● **WHAT THE EXERCISE ASKS**: Include the line with "0.009, 0.008, 0.006, 0.005]" and every line before it in the entries below, echoed exactly, but not the pictures.

● **Stored items**:
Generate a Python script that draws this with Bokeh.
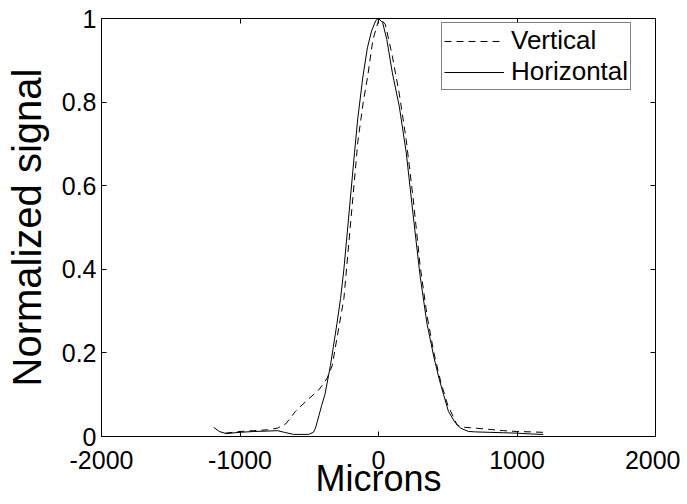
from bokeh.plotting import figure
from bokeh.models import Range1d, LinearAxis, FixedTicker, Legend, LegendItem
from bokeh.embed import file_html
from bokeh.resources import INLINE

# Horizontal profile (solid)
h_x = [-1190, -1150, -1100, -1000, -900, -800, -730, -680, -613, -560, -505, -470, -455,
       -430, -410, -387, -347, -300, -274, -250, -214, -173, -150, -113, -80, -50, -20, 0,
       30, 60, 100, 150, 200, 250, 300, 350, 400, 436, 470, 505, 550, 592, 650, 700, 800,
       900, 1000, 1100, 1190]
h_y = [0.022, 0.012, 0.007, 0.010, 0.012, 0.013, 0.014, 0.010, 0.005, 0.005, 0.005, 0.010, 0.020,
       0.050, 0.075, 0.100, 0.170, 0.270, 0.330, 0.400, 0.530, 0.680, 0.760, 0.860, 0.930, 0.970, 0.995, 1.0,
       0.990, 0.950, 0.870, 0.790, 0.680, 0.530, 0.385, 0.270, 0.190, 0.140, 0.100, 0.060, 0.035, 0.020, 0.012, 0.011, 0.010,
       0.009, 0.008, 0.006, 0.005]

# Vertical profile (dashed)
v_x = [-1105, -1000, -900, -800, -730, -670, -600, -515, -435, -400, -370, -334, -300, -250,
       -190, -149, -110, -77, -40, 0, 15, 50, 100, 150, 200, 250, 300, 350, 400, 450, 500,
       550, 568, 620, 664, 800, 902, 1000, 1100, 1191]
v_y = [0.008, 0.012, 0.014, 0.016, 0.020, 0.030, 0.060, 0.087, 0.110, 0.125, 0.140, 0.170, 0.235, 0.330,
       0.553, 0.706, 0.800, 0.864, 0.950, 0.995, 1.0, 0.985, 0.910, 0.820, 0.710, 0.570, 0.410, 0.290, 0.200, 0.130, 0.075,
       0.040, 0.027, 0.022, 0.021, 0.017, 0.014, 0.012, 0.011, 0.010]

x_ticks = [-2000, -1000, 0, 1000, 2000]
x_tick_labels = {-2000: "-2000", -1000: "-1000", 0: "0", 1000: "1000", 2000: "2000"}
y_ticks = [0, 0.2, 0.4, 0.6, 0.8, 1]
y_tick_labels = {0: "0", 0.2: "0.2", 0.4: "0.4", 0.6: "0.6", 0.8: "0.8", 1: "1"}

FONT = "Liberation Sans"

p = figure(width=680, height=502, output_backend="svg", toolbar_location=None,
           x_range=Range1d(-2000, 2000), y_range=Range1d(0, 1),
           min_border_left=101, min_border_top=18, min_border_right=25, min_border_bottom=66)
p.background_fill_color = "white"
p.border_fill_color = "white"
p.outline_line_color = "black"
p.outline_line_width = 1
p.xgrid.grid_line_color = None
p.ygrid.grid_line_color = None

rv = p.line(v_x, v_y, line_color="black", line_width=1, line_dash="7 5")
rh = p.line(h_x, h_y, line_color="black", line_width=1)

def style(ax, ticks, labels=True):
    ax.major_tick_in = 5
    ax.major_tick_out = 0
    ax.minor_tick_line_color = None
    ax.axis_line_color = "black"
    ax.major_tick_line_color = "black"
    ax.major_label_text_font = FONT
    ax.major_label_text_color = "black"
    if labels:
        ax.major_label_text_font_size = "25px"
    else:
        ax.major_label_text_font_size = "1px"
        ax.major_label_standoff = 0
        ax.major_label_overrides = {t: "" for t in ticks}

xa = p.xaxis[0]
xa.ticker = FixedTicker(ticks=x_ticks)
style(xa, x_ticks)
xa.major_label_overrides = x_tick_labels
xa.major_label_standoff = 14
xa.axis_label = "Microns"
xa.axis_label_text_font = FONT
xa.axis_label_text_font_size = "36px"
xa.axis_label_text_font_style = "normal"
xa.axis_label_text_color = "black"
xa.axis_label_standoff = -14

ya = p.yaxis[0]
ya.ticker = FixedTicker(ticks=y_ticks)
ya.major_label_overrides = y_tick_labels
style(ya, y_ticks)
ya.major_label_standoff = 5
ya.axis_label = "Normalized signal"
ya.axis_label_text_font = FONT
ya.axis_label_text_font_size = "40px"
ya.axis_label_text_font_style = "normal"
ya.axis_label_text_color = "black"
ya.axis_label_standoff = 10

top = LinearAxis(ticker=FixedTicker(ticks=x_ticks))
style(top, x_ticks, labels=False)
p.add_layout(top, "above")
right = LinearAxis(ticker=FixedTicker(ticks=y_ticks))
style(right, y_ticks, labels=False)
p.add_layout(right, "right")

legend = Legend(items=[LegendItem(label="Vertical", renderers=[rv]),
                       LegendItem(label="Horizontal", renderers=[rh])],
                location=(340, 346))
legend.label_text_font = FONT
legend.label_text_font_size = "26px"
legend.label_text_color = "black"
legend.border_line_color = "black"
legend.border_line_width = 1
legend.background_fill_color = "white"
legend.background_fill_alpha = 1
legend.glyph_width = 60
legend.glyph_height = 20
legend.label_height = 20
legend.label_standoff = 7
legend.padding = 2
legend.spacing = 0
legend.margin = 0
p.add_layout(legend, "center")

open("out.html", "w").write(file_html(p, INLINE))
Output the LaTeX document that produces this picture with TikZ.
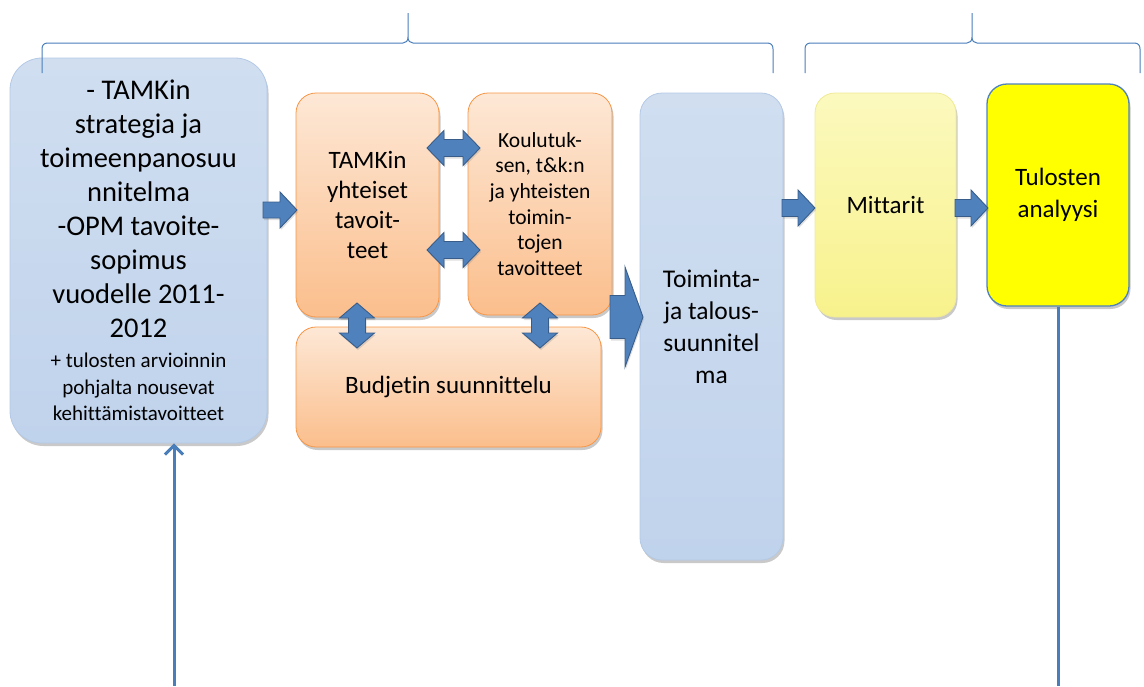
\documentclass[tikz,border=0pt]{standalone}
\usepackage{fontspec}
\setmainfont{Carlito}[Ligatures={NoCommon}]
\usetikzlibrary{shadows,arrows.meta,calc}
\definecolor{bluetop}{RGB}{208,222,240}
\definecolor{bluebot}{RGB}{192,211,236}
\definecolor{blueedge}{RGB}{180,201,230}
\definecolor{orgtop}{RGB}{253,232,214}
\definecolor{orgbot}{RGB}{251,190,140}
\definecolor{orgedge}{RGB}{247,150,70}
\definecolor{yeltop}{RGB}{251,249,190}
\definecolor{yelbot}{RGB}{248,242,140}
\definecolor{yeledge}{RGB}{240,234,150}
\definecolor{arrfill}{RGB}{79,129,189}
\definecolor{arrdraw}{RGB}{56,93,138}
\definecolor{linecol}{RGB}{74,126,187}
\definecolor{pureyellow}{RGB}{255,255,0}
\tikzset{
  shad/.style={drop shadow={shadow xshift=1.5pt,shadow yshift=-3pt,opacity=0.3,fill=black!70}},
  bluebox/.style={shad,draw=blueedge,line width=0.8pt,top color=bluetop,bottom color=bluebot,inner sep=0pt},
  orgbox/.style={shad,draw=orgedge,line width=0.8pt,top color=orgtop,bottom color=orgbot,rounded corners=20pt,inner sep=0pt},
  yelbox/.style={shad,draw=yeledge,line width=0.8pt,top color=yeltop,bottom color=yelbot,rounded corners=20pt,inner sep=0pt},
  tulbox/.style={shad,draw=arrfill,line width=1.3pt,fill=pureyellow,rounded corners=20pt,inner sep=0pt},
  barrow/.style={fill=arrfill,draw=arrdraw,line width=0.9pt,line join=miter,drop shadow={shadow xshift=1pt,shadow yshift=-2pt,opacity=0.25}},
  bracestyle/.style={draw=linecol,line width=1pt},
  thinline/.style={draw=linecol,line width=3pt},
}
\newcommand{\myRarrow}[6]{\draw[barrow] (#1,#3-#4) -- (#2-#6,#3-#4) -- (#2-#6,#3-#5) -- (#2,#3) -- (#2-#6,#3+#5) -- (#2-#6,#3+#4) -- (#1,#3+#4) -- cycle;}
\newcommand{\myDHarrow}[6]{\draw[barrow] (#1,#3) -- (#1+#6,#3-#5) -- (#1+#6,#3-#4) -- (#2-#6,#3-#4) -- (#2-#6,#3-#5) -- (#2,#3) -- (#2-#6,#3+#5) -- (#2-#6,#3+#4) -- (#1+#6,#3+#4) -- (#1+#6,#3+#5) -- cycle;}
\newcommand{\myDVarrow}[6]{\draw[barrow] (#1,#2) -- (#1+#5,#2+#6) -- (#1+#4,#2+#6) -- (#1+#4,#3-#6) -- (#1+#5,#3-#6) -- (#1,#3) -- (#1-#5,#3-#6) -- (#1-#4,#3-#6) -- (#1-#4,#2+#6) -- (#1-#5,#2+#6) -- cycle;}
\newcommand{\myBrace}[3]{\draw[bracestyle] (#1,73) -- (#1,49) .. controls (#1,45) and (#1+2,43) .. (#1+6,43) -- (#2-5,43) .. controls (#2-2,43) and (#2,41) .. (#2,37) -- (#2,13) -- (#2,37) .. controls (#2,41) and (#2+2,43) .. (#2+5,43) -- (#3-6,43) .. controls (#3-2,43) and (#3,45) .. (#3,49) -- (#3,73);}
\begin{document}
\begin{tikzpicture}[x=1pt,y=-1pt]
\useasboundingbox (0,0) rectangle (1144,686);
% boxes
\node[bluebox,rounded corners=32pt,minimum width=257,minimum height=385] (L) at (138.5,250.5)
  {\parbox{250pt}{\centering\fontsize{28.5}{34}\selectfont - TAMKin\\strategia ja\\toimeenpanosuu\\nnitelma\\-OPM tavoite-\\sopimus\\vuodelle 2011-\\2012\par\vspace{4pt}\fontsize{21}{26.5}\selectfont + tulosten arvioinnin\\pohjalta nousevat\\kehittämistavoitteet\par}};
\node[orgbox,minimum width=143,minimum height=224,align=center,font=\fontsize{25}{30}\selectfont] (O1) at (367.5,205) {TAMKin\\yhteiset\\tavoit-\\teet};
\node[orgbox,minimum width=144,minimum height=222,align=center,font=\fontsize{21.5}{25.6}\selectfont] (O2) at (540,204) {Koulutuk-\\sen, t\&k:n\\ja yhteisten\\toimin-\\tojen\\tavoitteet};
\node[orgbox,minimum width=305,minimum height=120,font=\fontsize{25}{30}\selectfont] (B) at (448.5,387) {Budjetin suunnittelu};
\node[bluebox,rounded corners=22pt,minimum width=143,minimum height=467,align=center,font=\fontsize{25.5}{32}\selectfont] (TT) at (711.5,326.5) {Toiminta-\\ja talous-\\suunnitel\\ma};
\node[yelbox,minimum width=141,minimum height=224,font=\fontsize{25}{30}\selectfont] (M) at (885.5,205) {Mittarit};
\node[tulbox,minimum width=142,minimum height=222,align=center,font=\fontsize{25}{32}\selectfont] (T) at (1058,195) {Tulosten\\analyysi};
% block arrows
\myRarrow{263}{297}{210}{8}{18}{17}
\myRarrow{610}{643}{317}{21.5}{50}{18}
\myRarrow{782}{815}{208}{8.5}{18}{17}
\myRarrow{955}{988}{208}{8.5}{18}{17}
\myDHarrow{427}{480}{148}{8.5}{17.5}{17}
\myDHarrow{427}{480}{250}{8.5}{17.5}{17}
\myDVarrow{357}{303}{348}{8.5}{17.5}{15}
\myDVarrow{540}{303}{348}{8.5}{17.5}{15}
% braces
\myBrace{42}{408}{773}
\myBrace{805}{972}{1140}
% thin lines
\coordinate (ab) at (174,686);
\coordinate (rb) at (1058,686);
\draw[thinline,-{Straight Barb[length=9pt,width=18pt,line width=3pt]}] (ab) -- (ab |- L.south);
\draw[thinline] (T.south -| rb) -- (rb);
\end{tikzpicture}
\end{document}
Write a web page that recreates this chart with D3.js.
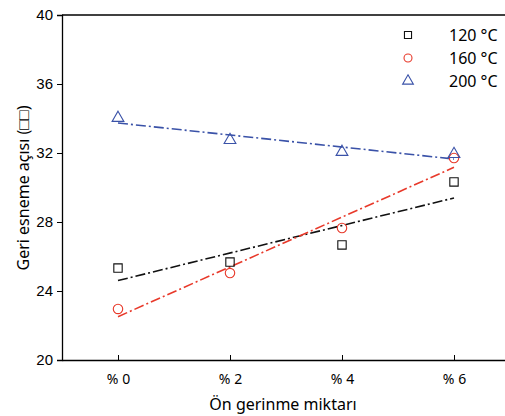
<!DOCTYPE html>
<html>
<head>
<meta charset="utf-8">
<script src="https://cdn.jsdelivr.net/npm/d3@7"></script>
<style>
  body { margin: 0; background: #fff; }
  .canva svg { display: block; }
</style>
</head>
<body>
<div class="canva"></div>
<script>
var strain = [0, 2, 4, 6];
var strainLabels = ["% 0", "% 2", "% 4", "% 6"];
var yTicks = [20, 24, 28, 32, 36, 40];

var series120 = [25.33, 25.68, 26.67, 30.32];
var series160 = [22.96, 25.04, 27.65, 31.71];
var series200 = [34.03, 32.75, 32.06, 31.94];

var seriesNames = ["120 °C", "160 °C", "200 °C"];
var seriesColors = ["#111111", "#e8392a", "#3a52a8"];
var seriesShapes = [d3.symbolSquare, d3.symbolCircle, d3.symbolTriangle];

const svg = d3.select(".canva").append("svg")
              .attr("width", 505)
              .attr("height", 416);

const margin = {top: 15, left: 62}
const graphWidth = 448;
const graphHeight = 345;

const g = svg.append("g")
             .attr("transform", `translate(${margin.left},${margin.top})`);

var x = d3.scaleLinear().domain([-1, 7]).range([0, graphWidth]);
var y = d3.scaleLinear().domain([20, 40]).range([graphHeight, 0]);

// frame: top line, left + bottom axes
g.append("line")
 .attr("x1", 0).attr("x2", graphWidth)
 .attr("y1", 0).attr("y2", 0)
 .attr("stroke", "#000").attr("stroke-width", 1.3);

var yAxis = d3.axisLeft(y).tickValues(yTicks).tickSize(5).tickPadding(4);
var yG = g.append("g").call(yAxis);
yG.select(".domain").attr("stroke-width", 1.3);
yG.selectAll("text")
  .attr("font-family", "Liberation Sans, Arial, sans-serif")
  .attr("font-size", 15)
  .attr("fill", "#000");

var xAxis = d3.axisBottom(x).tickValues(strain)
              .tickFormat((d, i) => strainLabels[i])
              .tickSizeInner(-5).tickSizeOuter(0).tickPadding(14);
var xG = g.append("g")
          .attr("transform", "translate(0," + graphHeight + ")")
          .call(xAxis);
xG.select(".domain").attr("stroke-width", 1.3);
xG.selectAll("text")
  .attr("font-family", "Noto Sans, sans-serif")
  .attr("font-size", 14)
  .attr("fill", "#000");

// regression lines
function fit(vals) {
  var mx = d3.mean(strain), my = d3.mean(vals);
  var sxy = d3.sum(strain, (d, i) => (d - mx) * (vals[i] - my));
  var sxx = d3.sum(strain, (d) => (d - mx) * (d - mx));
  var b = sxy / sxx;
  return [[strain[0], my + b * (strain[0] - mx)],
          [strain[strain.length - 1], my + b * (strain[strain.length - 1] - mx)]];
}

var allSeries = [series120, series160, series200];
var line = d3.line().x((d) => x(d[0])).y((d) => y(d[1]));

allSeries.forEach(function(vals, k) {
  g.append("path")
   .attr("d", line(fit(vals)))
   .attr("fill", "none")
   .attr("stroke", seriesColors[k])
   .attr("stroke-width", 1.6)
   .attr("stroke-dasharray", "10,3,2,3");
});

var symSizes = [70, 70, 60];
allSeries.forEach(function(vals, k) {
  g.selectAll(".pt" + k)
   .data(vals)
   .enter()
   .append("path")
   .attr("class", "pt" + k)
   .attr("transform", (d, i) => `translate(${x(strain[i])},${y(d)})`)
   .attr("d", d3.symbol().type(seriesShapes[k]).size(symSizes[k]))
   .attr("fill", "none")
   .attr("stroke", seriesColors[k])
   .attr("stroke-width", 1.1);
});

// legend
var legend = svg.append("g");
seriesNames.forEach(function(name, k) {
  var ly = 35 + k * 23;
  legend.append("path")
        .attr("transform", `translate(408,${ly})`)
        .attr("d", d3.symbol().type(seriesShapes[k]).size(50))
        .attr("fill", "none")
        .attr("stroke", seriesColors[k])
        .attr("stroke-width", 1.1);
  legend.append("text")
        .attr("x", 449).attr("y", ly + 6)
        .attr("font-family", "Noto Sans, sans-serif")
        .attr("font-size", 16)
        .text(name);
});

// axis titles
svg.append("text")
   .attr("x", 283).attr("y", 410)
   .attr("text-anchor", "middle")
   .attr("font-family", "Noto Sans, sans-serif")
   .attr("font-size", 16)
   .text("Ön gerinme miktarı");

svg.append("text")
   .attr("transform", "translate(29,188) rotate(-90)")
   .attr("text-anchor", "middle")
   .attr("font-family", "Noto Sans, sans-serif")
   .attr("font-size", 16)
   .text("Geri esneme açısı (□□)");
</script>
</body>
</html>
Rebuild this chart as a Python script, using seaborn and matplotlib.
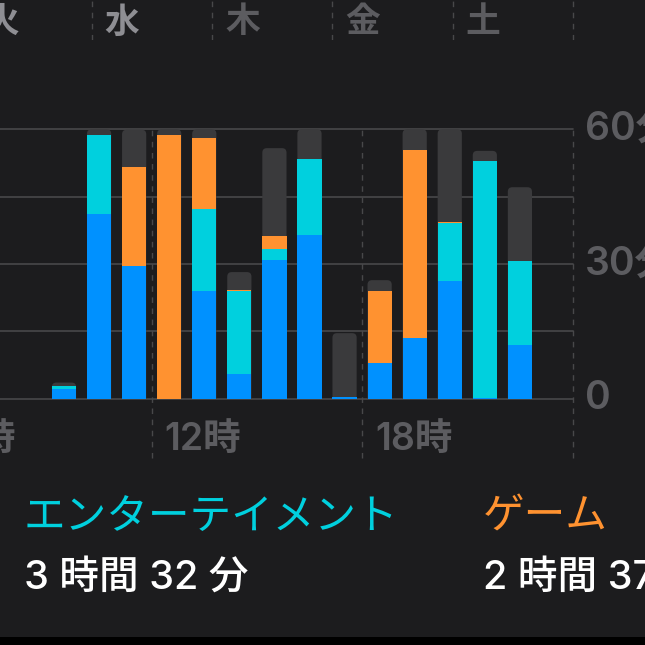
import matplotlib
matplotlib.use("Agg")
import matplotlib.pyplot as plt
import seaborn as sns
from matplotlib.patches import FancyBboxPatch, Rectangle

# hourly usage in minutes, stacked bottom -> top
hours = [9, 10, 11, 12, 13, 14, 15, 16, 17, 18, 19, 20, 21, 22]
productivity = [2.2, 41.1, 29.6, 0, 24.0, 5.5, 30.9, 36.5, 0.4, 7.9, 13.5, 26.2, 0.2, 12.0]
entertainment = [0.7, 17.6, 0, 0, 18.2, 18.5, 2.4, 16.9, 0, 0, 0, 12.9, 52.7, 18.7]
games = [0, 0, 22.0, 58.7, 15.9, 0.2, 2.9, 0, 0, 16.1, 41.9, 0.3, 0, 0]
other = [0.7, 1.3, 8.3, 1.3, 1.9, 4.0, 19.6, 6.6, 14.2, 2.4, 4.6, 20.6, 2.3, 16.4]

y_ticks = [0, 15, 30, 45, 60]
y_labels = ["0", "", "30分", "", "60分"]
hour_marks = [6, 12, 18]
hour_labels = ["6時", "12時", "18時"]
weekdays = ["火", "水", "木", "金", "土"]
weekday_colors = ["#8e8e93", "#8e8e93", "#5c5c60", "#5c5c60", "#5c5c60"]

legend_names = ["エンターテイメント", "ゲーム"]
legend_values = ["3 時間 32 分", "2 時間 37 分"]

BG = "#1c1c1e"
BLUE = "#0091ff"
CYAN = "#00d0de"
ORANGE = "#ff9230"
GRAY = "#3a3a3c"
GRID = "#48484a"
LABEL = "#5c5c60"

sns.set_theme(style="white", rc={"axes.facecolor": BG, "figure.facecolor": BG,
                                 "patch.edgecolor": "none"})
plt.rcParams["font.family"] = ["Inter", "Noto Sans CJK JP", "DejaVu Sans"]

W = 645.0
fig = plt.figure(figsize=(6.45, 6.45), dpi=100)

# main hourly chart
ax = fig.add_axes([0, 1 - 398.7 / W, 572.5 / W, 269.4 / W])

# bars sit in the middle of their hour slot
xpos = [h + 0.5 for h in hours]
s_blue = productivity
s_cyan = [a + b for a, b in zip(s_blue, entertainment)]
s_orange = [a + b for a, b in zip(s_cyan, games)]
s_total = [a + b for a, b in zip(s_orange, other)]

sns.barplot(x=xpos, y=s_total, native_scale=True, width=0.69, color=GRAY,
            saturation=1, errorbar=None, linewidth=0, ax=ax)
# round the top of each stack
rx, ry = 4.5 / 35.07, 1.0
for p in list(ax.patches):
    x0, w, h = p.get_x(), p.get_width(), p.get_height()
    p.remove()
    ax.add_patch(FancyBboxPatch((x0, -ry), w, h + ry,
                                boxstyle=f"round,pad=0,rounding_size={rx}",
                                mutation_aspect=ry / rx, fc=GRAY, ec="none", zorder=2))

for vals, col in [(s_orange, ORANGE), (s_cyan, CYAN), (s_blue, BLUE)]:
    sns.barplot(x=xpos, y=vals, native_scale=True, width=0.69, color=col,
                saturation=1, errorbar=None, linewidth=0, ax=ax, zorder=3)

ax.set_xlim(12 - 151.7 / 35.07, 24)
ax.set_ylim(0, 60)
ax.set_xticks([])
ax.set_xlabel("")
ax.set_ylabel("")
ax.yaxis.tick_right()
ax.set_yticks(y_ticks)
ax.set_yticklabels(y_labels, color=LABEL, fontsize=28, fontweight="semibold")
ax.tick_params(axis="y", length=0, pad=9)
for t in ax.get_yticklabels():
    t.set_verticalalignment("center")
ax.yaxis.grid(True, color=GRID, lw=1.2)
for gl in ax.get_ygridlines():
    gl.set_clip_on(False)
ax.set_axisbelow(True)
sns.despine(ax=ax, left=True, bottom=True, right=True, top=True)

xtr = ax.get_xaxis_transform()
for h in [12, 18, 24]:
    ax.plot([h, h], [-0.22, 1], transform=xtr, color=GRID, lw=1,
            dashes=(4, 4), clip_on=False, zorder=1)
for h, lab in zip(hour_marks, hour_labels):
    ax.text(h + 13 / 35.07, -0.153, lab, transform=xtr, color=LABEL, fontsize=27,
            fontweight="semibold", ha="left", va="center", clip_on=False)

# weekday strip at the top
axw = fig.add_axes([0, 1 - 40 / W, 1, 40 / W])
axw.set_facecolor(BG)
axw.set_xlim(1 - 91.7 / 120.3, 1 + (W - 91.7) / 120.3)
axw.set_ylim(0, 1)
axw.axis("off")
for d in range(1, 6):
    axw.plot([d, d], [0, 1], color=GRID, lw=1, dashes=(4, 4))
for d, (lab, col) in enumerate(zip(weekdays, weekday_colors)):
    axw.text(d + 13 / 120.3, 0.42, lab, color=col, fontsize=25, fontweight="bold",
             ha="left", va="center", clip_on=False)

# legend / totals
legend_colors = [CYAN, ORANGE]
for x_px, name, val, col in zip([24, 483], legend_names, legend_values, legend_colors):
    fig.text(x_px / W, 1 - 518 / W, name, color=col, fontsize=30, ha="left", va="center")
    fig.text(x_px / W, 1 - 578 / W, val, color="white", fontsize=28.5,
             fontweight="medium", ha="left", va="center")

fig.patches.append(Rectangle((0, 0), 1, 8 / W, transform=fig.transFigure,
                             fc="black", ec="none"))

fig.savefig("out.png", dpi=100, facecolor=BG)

● **ANSWER TO THIS EXERCISE**:
Generate a Python script that draws this with Bokeh.
from bokeh.plotting import figure
from bokeh.models import Range1d, LinearAxis, FixedTicker, Legend, LegendItem
from bokeh.embed import file_html
from bokeh.resources import INLINE

# Horizontal profile (solid)
h_x = [-1190, -1150, -1100, -1000, -900, -800, -730, -680, -613, -560, -505, -470, -455,
       -430, -410, -387, -347, -300, -274, -250, -214, -173, -150, -113, -80, -50, -20, 0,
       30, 60, 100, 150, 200, 250, 300, 350, 400, 436, 470, 505, 550, 592, 650, 700, 800,
       900, 1000, 1100, 1190]
h_y = [0.022, 0.012, 0.007, 0.010, 0.012, 0.013, 0.014, 0.010, 0.005, 0.005, 0.005, 0.010, 0.020,
       0.050, 0.075, 0.100, 0.170, 0.270, 0.330, 0.400, 0.530, 0.680, 0.760, 0.860, 0.930, 0.970, 0.995, 1.0,
       0.990, 0.950, 0.870, 0.790, 0.680, 0.530, 0.385, 0.270, 0.190, 0.140, 0.100, 0.060, 0.035, 0.020, 0.012, 0.011, 0.010,
       0.009, 0.008, 0.006, 0.005]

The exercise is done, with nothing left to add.